**SUPPLIED MATERIAL:**
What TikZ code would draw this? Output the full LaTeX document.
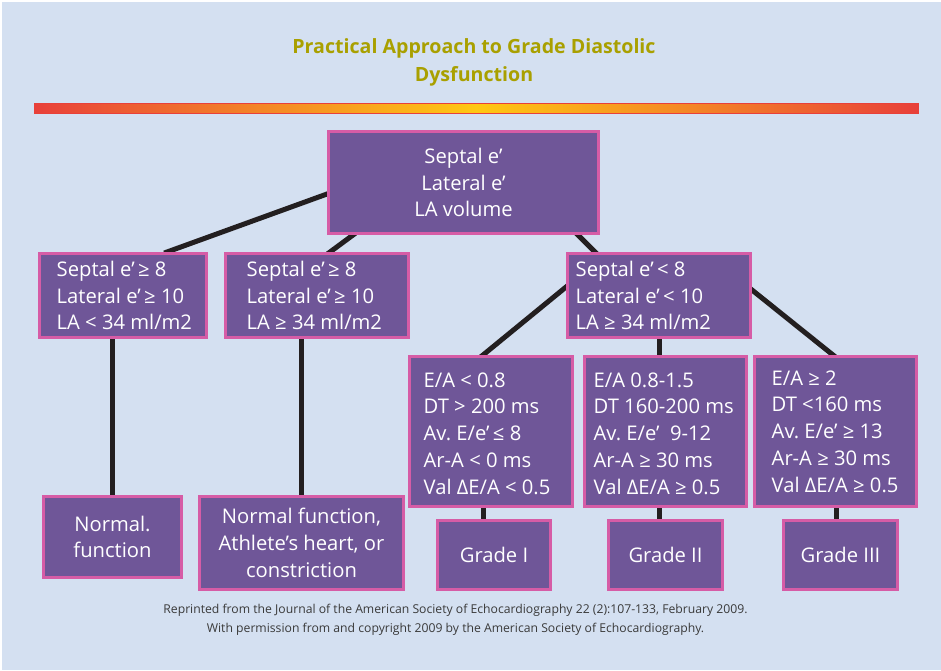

---

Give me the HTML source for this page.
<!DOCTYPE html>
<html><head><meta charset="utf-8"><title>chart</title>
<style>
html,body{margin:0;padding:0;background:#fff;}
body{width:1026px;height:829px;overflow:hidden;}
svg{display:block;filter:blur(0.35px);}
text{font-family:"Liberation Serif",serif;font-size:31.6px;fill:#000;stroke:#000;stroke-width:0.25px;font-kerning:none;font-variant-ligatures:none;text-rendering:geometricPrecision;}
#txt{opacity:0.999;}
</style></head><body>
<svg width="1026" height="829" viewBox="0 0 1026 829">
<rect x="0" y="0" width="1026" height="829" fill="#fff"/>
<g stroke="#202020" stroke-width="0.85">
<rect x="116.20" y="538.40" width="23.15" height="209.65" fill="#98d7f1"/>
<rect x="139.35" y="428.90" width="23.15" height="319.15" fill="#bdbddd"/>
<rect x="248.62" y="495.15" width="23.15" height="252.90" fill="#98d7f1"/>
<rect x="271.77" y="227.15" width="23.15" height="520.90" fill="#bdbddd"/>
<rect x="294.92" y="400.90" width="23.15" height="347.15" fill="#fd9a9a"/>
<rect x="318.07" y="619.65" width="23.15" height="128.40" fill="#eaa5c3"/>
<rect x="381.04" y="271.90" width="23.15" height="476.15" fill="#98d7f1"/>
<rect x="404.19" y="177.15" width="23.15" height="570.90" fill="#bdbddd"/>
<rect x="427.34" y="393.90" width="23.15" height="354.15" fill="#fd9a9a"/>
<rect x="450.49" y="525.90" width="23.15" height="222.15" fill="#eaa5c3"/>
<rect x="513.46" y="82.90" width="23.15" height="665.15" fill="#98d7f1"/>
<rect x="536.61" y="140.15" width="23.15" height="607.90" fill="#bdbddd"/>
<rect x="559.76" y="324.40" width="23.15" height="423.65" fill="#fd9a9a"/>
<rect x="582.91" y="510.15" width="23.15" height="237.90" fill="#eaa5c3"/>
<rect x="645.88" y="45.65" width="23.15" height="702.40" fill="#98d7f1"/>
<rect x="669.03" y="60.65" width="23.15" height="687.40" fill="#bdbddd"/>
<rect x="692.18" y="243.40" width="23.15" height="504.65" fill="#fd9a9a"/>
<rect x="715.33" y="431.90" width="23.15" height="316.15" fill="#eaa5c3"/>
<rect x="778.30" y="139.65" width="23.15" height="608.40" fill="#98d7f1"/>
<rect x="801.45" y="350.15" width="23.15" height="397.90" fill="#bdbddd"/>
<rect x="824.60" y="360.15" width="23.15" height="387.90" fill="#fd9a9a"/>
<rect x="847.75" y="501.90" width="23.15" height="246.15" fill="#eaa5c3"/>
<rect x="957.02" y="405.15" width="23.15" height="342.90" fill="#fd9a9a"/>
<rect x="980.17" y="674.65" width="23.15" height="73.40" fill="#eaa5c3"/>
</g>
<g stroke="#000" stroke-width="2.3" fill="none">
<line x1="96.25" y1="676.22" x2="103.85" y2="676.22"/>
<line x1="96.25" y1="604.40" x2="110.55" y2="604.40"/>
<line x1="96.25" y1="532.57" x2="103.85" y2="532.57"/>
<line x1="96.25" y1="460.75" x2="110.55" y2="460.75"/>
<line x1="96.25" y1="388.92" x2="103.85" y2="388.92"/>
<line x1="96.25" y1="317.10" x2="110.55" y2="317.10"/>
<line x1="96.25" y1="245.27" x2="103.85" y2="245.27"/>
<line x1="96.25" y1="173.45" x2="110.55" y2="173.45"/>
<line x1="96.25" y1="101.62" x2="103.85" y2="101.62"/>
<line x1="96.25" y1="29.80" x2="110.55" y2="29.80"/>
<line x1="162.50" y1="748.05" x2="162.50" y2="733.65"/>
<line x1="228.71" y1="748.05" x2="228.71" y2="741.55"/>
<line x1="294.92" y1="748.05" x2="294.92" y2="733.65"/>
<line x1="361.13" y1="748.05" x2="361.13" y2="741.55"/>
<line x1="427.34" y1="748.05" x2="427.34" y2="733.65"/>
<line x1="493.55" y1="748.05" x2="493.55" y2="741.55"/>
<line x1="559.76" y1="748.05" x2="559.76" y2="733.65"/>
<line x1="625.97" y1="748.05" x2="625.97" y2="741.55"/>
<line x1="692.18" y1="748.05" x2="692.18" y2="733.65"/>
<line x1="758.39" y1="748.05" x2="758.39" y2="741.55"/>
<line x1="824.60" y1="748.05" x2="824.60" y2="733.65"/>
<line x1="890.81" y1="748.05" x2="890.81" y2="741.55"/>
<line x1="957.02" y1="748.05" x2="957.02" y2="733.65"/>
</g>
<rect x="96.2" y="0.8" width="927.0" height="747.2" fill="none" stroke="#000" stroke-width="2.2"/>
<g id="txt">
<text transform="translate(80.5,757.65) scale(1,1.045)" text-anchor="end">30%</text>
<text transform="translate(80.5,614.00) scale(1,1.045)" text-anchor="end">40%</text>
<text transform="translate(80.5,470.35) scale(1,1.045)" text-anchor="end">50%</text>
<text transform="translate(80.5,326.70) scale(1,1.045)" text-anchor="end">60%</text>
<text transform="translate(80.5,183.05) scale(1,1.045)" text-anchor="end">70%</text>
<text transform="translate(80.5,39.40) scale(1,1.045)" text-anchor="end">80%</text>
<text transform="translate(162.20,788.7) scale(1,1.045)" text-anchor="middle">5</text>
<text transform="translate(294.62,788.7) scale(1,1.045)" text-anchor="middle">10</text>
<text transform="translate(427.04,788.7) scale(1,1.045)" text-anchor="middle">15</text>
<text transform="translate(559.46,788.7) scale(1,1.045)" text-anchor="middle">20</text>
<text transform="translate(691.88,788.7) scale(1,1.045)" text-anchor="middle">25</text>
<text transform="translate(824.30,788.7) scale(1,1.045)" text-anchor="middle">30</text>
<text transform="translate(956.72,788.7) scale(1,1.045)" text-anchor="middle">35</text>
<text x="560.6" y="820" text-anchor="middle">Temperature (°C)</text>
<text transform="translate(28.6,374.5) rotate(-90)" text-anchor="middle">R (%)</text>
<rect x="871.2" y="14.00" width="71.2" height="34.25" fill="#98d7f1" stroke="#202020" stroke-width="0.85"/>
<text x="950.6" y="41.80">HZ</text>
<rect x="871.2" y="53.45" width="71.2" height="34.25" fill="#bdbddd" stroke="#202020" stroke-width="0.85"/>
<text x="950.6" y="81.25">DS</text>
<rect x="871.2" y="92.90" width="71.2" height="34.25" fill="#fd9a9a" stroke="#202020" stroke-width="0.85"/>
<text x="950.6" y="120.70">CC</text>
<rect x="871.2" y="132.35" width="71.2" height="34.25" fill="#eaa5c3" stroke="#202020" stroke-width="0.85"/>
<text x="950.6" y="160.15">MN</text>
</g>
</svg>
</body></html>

**TASK GOAL:**
Check each line above for the string "this", then copy the ones that have it.

**EXPECTED ANSWER:**
What TikZ code would draw this? Output the full LaTeX document.
Give me the HTML source for this page.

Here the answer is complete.